Accountability mechanisms should extend to all actors in the supply chain. Dealers, brokers, lenders, and transporters bear responsibilities to disclose pertinent information and to refrain from facilitating transactions with unresolved provenance concerns. Clear licensing schemes, training requirements, and compliance certifications help raise standards across the market. Dispute resolution processes should be accessible, timely, and fair, offering avenues for mediation and, when necessary, formal adjudication. A culture of accountability also includes post-transaction reviews that assess whether due diligence steps were followed and whether any red flags were successfully addressed.
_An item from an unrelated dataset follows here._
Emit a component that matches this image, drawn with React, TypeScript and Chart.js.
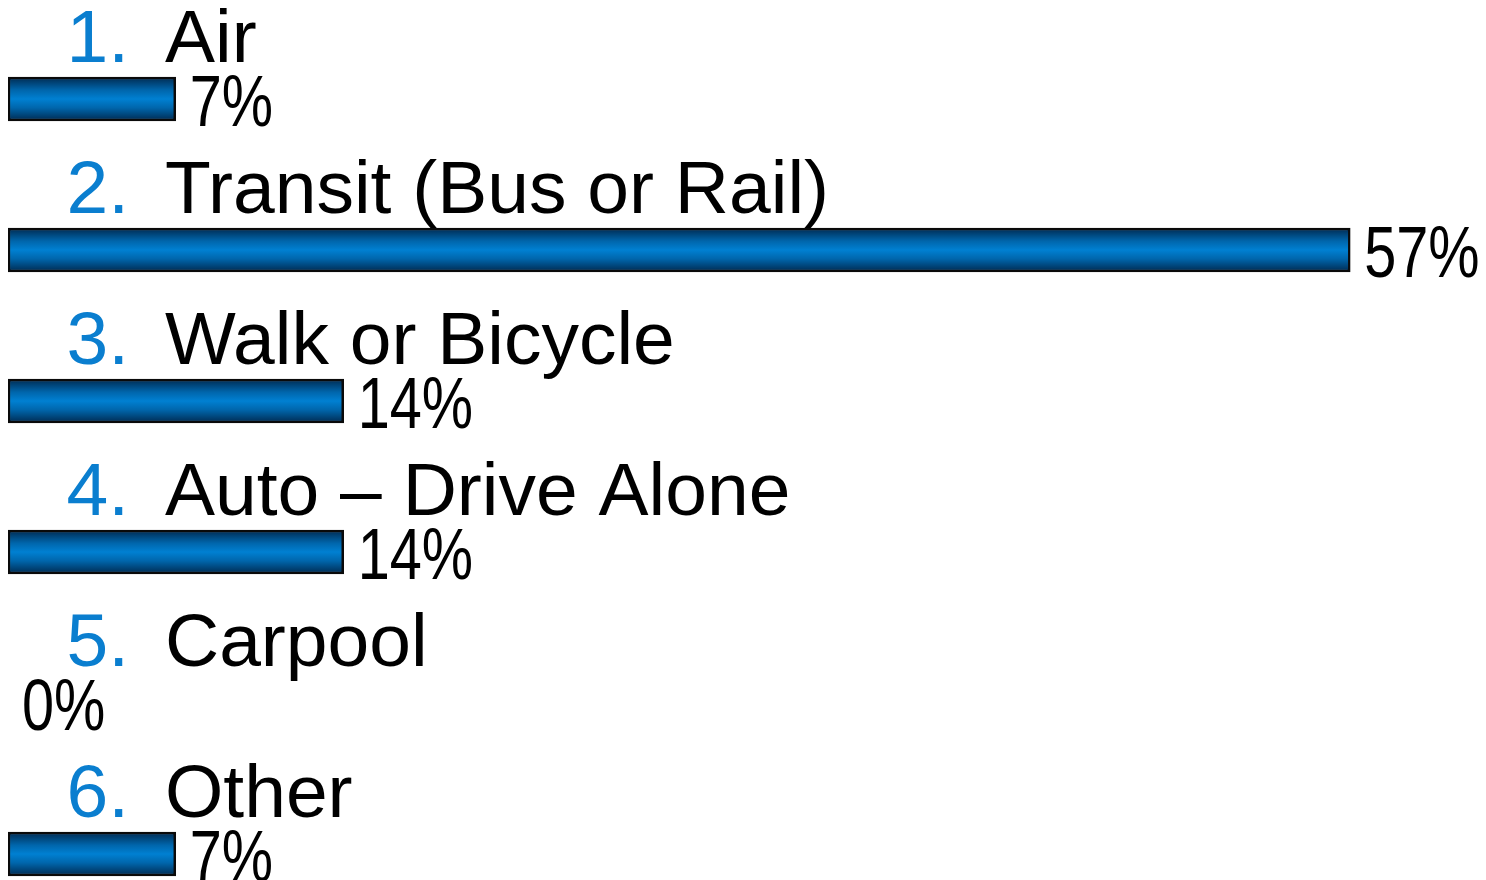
import React, { useEffect, useRef } from "react";
import { Chart, registerables } from "chart.js";

Chart.register(...registerables);

const categories = ["Air", "Transit (Bus or Rail)", "Walk or Bicycle", "Auto – Drive Alone", "Carpool", "Other"];
const numbers = ["1.", "2.", "3.", "4.", "5.", "6."];
const values = [7.14, 57.14, 14.29, 14.29, 0, 7.14];
const valueLabels = ["7%", "57%", "14%", "14%", "0%", "7%"];

const BAR_H = 44;

export default function App() {
  const ref = useRef<HTMLCanvasElement>(null);
  useEffect(() => {
    document.documentElement.style.overflow = "hidden";
    const canvas = ref.current!;
    const labelPlugin = {
      id: "labels",
      afterDatasetsDraw(chart: any) {
        const ctx = chart.ctx as CanvasRenderingContext2D;
        const y = chart.scales.y;
        const x = chart.scales.x;
        ctx.save();
        categories.forEach((cat, i) => {
          const cy = y.getPixelForValue(i);
          ctx.textBaseline = "alphabetic";
          ctx.font = '75px "Liberation Sans", Arial, sans-serif';
          ctx.fillStyle = "#0A7ECF";
          ctx.textAlign = "right";
          ctx.fillText(numbers[i], 121, cy - 37);
          ctx.fillStyle = "#000";
          ctx.textAlign = "left";
          ctx.fillText(cat, 157, cy - 37);
          const xe = x.getPixelForValue(values[i]);
          ctx.save();
          ctx.translate(xe + 14, cy + 27);
          ctx.scale(0.79, 1);
          ctx.font = '73px "Liberation Sans", Arial, sans-serif';
          ctx.fillText(valueLabels[i], 0, 0);
          ctx.restore();
        });
        ctx.restore();
      },
    };
    const chart = new Chart(canvas, {
      type: "bar",
      data: {
        labels: categories,
        datasets: [
          {
            data: values,
            barThickness: BAR_H,
            borderWidth: 2.5,
            borderColor: "#0A0A0A",
            borderSkipped: false,
            clip: false as any,
            backgroundColor: (c: any) => {
              const chart = c.chart;
              const ys = chart.scales?.y;
              if (!ys) return "#0080D0";
              const cy = ys.getPixelForValue(c.dataIndex);
              if (!Number.isFinite(cy)) return "#0080D0";
              const g = chart.ctx.createLinearGradient(0, cy - BAR_H / 2, 0, cy + BAR_H / 2);
              g.addColorStop(0, "#00294F");
              g.addColorStop(0.3, "#0066AC");
              g.addColorStop(0.5, "#0080D2");
              g.addColorStop(0.7, "#0066AC");
              g.addColorStop(1, "#00294F");
              return g;
            },
          },
        ],
      },
      options: {
        indexAxis: "y",
        animation: false,
        responsive: false,
        maintainAspectRatio: false,
        layout: { padding: { left: 0, right: 68.6, top: 91, bottom: 26 } },
        plugins: { legend: { display: false }, tooltip: { enabled: false } },
        scales: {
          x: { display: false, min: 0, max: 60 },
          y: { display: false, offset: false, grid: { offset: false } },
        },
      },
      plugins: [labelPlugin],
    });
    return () => chart.destroy();
  }, []);
  return (
    <div style={{ width: 1478, height: 872, overflow: "hidden" }}>
      <canvas ref={ref} width={1478} height={872} style={{ display: "block" }} />
    </div>
  );
}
Capacity building is essential to sustain gains in provenance and due diligence. Countries with limited resources benefit from technical assistance, training programs, and shared access to research libraries and forensic laboratories. International funding can support digitization efforts, the creation of object registries, and the development of expert networks that advise on difficult provenance cases. Cultivating local expertise helps ensure that decisions reflect cultural context and scholarly consensus. Stewardship goes beyond legal compliance; it embodies a commitment to safeguarding heritage for future generations and promoting responsible appreciation of cultural property across communities and borders.
Looking ahead, a durable regime will adapt to evolving markets and technologies. Ongoing assessment, impact studies, and scenario planning can anticipate gaps and suggest targeted reforms. Stakeholders should regularly review the balance between accessibility and protection, ensuring that reforms remain proportionate, efficient, and just. The overarching aim is to create a global marketplace that respects provenance, deters illicit activity, and upholds the dignity and integrity of cultural property. When countries collaborate with shared values and transparent practices, the protection of humanity’s patrimony becomes a common and achievable goal.